So, with all due sympathy for those of you hit by blizzards the last couple of days, I must say that here in Denver, Colorado, the temperature was 70 yesterday and 72 today. Yesterday around noon I went outside and it really hit me like a freight train that Mike McCarthy has a loop running on his second-floor concrete balcony in a very limited space and I got this great back yard which I recently had artificial turf installed (an old high school football field) and yet, despite the space, the only loop I have running is dicey at times because the trestle bridge causes derailments and I nearly lost a Shay to a five-foot fall last time I was running.
Well I up and decided NO MORE MR. NICE GUY. I am going to have a dang big irregular loop running by the END OF THE DAY! That’s right, by the end of the day…no more waiting around for perfectly looking track to appear like this:
No more waiting for switches that work in both directions and look great, which means no fighting with those damn aristo switches…
So here is our back yard a few days ago when there was still a little snow around; this is what I had as my starting point to work with yesterday at noon:
And I started laying track all around the edge. No track plan, no fancy ideas, just work with the shape of the yard and the all-too-available and all-too-unused track I have in the garage waiting for the day to come…
Here’s how I made my road bed and made it ready for trains. I used coat hanger wire and landscape pins that were left over from the installation of the artificial turf (the long pins, not the coat hanger wire!) to pin the track in place, hanger wire every few feet and the longer stronger pins where the track need a firmer grip, and I used simple slip sleeves to hold the track where the joints are. Like this. Simple. Pin it down. If they come up with changes in weather, so be it, I’ll hammer them back into the ground, no big deal:
Sure enough, by the end of the day yesterday I had about 175 foot of track laid and ready for trains.

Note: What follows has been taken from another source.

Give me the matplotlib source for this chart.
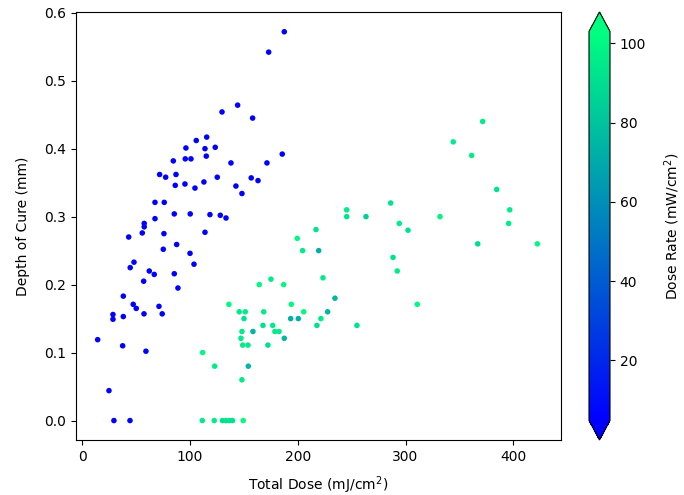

This morning before I came to work, I decided to go one more step, because I really like ballast, and it would help hold the track in place better, just like the real railroads, so I got out my ballast wagons (ha ha ha) full of crusher fines in two sizes and two versions of chicken grit which for some weird reason chickens like to eat and which is non-magnetic being decomposed granite…
THEN, and here’s the big payoff for me!!, I grabbed my FA unit I was complaining about in another thread and charged it up and put it on the track and ran it.
While the FA was on its lonely trip endlessly circling the track, to my great satisfaction with no derailments and no hitches of any kind, I ballasted the track! I decided to forget about all the problems with how to keep the ballast in place along the sides of the track, ballast migration, and all that and just keep to my goal, so I ballasted the center of the track between the rails and left it at that for now. An hour and one-half later, in plenty of time to get to work on time, I had it:
And just for the self-congratulatory heck of it, I decided to drive a Silver Spike (gold would be a bit much for this very modest accomplishment) where the loop came together with two cuts of the rail and a little bending and pushing. And now I have somewhere to run my weathered consists and my several locomotives no matter what. It was a great encouragement and real enjoyment having that lonely FA running all the time I was ballasting.
Now I need to get back to work painting so we can keep our nice back yard and food on the table!